Pamela Anderson, actress and longtime beauty rule-breaker, has teamed up with AEO’s Aerie for a new, empowering campaign. The Aerie campaign rejects AI-generated models entirely, pushing a message that feels especially on-brand for her current era. After stepping away from heavy glam in her own life, Anderson is now backing a fashion campaign that says real people still matter most.

In the campaign video, Anderson can be seen giving prompts for the creation of a female model, asking for someone “happier, more joyful” and still “natural.” The results keep missing the mark. The faces look polished, but they do not look or feel human.
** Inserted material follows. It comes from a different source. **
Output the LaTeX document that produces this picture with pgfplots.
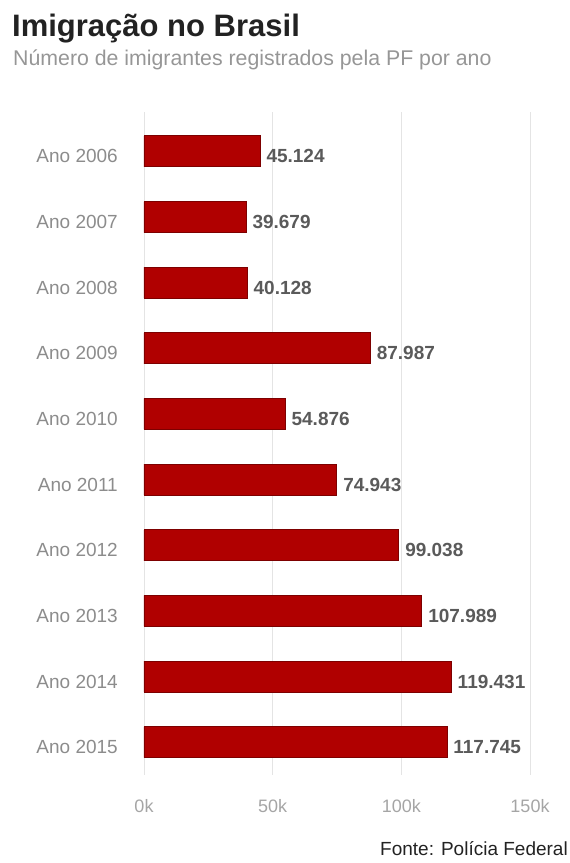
\documentclass[border=0pt]{standalone}
\usepackage{fontspec}
\setmainfont{Liberation Sans}
\usepackage{pgfplots}
\pgfplotsset{compat=1.18}
\definecolor{barred}{RGB}{176,0,0}
\definecolor{baredge}{RGB}{125,0,0}
\definecolor{catgray}{RGB}{140,140,140}
\definecolor{tickgray}{RGB}{165,165,165}
\definecolor{valgray}{RGB}{90,90,90}
\definecolor{titlecol}{RGB}{34,34,34}
\definecolor{subcol}{RGB}{150,150,150}
\definecolor{gridcol}{RGB}{228,228,228}
\begin{document}
\begin{tikzpicture}
\path[use as bounding box] (0pt,0pt) rectangle (570pt,863pt);
\node[anchor=base west, inner sep=0pt, font=\fontsize{31}{33}\selectfont\bfseries, text=titlecol] at (12pt,826pt) {Imigração no Brasil};
\node[anchor=base west, inner sep=0pt, font=\fontsize{21.3}{23}\selectfont, text=subcol] at (13pt,797pt) {Número de imigrantes registrados pela PF por ano};
\node[anchor=base east, inner sep=0pt, font=\fontsize{19}{21}\selectfont, text=titlecol] at (568pt,8pt) {Fonte: Polícia Federal};
\begin{axis}[
  at={(144pt,88pt)}, anchor=south west,
  scale only axis, width=386pt, height=663pt,
  xbar, bar width=31pt,
  xmin=0, xmax=150000,
  ymin=-0.6, ymax=9.5,
  y dir=reverse,
  ytick={0,...,9},
  yticklabels={Ano 2006,Ano 2007,Ano 2008,Ano 2009,Ano 2010,Ano 2011,Ano 2012,Ano 2013,Ano 2014,Ano 2015},
  xtick={0,50000,100000,150000},
  xticklabels={0k,50k,100k,150k},
  scaled x ticks=false,
  major tick length=0pt,
  axis line style={draw=none},
  xmajorgrids, major grid style={gridcol, line width=0.8pt},
  tick label style={inner sep=0pt},
  yticklabel style={font=\fontsize{19}{21}\selectfont, text=catgray, xshift=-26pt, yshift=-5pt},
  xticklabel style={font=\fontsize{18}{20}\selectfont, text=tickgray, yshift=-24pt},
  nodes near coords,
  point meta=explicit symbolic,
  nodes near coords style={anchor=west, inner sep=0pt, xshift=6pt, yshift=-5pt, font=\fontsize{19}{21}\selectfont\bfseries, text=valgray},
]
\addplot[fill=barred, draw=baredge, line width=0.8pt] coordinates {
  (45124,0) [45.124]
  (39679,1) [39.679]
  (40128,2) [40.128]
  (87987,3) [87.987]
  (54876,4) [54.876]
  (74943,5) [74.943]
  (99038,6) [99.038]
  (107989,7) [107.989]
  (119431,8) [119.431]
  (117745,9) [117.745]
};
\end{axis}
\end{tikzpicture}
\end{document}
Anderson grows more frustrated as the clip continues, eventually pushing for something that feels believable. “Make them feel real,” she says, and that is when the campaign flips. The artificial figures come to life and join her on set, turning the ad into a blunt statement about authenticity in an increasingly synthetic fashion world.
The timing is no accident. AI-generated imagery is flooding campaigns, social feeds, and glossy fashion promos at a dizzying pace. Aerie is clearly betting that shoppers are tired of the fake-perfect look.
Pamela’s No-Filter Era Keeps Growing
This campaign fits neatly into the image Anderson has been shaping over the last few years. She has become the face of a more stripped-back kind of beauty, showing up makeup-free at major events and making it clear she is done chasing polished perfection. That choice alone turned heads across Hollywood, especially in an industry still obsessed with flawless lighting, retouching, and frozen faces.

Now she is extending that same energy into fashion advertising. Aerie says the campaign builds on its promise to stay “100 percent real,” with no AI-generated bodies and no AI-generated people. Ever. For a brand that has spent years trying to market itself around body honesty and less retouching, Anderson makes sense as the face of this latest push.
She also brings a little extra cultural weight right now. Her recent performance in Gia Coppola’s ‘The Last Showgirl‘ put her back in the spotlight in a very different way, with critics praising a more vulnerable and grounded side of her screen presence. That makes this campaign feel less like a random celebrity endorsement and more like a continuation of the identity she is building.
Why The AI Backlash Is Getting Louder
Anderson did not leave much room for ambiguity when talking about the issue. “Unless AI wants to start becoming imperfect like human beings, it’ll never have the romance of a performance that’s soulful and fearless,” she said. That gets to the heart of the debate. Brands may love AI for speed and control, but plenty of consumers still want to see real skin, real emotion, and real people.

That tension has already been bubbling up in fashion. The conversation got even hotter after luxury labels started experimenting more openly with AI visuals and ads, including in recent runway-related campaigns in Milan Fashion Week, which drew heavy criticism online. Viewers were quick to call out the glossy, uncanny feel of the images, and many questioned why human models were being pushed aside at all.
So, what is Aerie doing here? It is selling clothes, obviously, but it is also making a broader cultural pitch. In a world racing toward synthetic everything, this campaign says there is still no substitute for a human face, a human body, and a little imperfection.
Pamela Anderson, of all people, may be the perfect woman to deliver that message.